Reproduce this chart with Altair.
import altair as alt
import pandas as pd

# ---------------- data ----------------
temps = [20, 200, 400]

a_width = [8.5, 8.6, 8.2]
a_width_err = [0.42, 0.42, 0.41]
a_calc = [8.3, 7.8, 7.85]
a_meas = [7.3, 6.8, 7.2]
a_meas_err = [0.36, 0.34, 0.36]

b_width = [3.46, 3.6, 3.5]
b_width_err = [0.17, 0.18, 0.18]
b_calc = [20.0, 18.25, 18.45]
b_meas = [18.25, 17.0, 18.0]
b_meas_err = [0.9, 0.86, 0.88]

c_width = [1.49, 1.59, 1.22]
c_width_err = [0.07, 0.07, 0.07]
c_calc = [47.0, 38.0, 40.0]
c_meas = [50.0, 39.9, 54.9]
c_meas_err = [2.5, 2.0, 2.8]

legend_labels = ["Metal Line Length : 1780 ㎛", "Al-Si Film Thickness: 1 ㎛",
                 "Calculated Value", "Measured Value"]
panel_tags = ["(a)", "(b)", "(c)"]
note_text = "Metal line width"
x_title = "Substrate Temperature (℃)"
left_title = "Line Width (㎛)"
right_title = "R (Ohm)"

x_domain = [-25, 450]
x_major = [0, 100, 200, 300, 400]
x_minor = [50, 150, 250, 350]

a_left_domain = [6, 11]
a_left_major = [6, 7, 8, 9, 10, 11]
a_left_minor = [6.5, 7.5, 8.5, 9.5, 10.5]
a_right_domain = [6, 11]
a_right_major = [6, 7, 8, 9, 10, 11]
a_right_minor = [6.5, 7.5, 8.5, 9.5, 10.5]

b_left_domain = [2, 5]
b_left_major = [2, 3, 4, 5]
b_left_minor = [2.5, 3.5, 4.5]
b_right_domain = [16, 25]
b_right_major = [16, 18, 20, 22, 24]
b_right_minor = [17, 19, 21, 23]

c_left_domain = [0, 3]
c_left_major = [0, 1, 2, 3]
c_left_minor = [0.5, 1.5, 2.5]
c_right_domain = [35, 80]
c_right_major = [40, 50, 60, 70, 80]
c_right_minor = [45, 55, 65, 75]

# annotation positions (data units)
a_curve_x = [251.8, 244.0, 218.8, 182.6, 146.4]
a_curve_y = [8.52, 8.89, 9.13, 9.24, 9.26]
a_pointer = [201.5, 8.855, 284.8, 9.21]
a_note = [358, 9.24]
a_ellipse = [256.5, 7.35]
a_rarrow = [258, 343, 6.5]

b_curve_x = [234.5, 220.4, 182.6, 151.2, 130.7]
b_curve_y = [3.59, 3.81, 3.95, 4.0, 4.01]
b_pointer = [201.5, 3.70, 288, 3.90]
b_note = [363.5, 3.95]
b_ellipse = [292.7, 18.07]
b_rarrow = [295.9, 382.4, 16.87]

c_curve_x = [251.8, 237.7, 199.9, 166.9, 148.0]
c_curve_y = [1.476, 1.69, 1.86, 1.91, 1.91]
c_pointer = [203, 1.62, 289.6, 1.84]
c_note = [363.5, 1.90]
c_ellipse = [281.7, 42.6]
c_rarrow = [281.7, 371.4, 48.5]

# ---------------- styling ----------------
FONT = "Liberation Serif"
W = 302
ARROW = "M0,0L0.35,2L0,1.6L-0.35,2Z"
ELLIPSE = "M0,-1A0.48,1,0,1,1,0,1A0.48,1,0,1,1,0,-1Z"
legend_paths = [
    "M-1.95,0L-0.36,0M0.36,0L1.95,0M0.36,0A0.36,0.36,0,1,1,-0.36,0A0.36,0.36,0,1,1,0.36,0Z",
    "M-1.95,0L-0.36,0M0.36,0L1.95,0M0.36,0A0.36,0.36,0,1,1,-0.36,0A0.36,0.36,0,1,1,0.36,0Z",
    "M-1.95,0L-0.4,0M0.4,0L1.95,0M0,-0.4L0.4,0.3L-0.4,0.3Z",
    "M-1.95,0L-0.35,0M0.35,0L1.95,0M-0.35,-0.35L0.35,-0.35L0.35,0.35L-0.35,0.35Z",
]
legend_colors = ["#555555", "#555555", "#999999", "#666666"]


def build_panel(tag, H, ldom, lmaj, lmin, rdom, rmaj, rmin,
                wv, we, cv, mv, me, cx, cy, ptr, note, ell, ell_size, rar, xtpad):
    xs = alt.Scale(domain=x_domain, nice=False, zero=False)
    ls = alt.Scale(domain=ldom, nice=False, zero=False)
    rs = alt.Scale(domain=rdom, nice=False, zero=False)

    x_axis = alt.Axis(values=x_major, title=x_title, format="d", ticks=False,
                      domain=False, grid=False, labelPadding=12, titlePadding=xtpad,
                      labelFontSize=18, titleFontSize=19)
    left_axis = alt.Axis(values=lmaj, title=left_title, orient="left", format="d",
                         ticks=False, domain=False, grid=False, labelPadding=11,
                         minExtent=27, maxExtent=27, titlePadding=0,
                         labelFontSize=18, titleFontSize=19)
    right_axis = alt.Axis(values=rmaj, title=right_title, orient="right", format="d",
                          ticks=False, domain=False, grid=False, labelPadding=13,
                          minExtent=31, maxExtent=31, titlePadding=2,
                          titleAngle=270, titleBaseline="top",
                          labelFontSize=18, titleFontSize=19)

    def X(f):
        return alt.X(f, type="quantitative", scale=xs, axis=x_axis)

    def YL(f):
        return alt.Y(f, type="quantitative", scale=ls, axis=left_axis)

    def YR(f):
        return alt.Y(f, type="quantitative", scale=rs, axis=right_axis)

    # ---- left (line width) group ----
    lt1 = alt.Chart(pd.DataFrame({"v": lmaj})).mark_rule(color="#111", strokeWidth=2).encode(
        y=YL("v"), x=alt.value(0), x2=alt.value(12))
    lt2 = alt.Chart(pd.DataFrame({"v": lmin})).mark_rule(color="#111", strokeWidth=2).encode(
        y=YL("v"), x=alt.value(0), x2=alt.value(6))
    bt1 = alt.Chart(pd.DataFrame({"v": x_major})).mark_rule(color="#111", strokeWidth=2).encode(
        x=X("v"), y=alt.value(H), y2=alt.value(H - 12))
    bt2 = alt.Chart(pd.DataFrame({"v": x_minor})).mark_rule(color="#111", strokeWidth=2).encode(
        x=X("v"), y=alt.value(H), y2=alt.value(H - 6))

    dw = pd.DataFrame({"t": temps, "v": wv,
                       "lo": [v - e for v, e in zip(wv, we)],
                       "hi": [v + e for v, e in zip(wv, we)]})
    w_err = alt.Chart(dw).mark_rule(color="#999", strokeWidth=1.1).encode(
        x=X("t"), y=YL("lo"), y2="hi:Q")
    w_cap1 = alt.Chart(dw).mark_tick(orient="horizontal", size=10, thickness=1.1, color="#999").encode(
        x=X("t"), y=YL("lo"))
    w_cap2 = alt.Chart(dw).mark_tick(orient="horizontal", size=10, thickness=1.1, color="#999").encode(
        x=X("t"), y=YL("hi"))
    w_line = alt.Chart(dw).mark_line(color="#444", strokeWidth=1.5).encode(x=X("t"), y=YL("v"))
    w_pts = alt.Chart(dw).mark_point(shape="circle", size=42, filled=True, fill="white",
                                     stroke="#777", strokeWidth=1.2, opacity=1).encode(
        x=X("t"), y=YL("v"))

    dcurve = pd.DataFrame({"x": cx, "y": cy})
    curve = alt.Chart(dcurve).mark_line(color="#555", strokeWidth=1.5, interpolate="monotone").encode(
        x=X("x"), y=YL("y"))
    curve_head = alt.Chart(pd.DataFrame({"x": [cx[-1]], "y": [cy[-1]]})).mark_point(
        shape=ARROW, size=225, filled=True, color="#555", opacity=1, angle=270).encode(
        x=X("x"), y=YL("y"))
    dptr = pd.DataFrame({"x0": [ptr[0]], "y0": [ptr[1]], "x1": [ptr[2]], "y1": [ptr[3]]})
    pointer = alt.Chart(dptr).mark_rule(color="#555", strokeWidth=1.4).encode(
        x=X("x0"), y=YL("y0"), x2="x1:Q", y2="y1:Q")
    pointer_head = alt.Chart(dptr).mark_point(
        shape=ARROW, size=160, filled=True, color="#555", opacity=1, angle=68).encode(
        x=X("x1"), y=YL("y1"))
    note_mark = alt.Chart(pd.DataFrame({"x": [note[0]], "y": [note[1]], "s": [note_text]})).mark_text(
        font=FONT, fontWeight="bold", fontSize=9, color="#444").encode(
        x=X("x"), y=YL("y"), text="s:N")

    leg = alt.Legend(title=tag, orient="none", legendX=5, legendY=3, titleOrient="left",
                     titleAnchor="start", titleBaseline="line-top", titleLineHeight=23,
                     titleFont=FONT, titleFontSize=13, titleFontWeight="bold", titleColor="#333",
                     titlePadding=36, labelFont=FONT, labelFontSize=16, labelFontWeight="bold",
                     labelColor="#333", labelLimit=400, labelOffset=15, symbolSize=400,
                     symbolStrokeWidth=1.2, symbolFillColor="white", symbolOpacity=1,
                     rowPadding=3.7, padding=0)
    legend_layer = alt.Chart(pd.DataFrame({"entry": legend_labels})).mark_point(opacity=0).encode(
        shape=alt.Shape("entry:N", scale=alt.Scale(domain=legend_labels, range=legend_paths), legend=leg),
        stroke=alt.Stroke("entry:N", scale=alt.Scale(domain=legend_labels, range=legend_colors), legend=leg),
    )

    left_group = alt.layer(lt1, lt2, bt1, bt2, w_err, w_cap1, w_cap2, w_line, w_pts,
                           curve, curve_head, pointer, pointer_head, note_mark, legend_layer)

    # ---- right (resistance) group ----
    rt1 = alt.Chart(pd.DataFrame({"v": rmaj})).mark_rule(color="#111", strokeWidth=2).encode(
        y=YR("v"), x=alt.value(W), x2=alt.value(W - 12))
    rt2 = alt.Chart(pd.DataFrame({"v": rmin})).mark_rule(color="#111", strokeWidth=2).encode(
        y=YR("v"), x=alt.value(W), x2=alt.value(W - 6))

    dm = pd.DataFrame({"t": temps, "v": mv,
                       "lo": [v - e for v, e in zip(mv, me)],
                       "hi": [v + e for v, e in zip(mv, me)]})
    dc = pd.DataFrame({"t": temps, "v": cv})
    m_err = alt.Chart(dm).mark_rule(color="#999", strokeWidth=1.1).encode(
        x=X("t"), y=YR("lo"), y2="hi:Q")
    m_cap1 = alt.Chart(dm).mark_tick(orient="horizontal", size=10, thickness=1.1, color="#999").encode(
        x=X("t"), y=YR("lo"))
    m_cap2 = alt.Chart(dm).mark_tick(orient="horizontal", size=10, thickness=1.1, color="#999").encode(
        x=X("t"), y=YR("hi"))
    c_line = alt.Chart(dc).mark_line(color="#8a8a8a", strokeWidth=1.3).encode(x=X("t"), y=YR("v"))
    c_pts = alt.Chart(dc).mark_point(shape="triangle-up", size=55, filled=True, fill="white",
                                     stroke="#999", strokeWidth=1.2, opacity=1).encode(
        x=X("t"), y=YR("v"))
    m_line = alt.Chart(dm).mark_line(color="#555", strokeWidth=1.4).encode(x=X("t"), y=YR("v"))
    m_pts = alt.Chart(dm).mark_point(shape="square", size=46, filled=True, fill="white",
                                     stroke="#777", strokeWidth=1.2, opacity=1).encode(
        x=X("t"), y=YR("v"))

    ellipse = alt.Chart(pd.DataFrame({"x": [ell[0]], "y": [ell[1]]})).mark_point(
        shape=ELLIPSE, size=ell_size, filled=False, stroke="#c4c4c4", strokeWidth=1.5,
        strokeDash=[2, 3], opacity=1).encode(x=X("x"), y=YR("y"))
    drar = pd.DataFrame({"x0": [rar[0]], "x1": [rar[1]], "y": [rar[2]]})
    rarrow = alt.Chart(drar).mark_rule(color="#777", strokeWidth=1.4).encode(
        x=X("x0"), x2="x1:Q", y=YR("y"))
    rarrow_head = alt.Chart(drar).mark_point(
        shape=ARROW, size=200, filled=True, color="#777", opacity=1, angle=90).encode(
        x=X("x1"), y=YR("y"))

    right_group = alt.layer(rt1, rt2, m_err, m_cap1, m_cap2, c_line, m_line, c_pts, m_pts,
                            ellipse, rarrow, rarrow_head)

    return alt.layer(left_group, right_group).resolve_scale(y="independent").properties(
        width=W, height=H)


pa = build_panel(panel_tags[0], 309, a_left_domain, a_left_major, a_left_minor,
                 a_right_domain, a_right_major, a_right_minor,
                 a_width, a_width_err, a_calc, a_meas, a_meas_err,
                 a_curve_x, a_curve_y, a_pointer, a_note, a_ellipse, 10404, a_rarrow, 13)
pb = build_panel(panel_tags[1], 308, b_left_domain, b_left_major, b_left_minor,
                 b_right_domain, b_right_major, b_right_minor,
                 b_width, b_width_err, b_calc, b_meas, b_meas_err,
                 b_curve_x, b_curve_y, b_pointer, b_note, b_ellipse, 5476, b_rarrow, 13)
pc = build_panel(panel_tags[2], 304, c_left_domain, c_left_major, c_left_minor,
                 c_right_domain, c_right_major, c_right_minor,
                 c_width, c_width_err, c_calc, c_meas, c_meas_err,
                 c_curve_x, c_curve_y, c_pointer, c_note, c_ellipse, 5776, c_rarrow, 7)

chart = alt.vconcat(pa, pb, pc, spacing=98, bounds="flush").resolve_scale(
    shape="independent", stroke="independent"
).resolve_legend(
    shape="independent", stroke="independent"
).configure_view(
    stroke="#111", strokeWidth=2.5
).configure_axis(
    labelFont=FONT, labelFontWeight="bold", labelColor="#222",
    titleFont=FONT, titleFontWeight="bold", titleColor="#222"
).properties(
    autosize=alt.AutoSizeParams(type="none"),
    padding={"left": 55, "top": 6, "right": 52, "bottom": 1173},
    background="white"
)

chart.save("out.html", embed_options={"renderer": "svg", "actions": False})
_ _ _ _ _
_Aim of the task_:
Print, unaltered, every line from the beginning of the material down to the line with "a_meas_err = [0.36, 0.34, 0.36]".

_Exercise solution_:
Reproduce this chart with Altair.
import altair as alt
import pandas as pd

# ---------------- data ----------------
temps = [20, 200, 400]

a_width = [8.5, 8.6, 8.2]
a_width_err = [0.42, 0.42, 0.41]
a_calc = [8.3, 7.8, 7.85]
a_meas = [7.3, 6.8, 7.2]
a_meas_err = [0.36, 0.34, 0.36]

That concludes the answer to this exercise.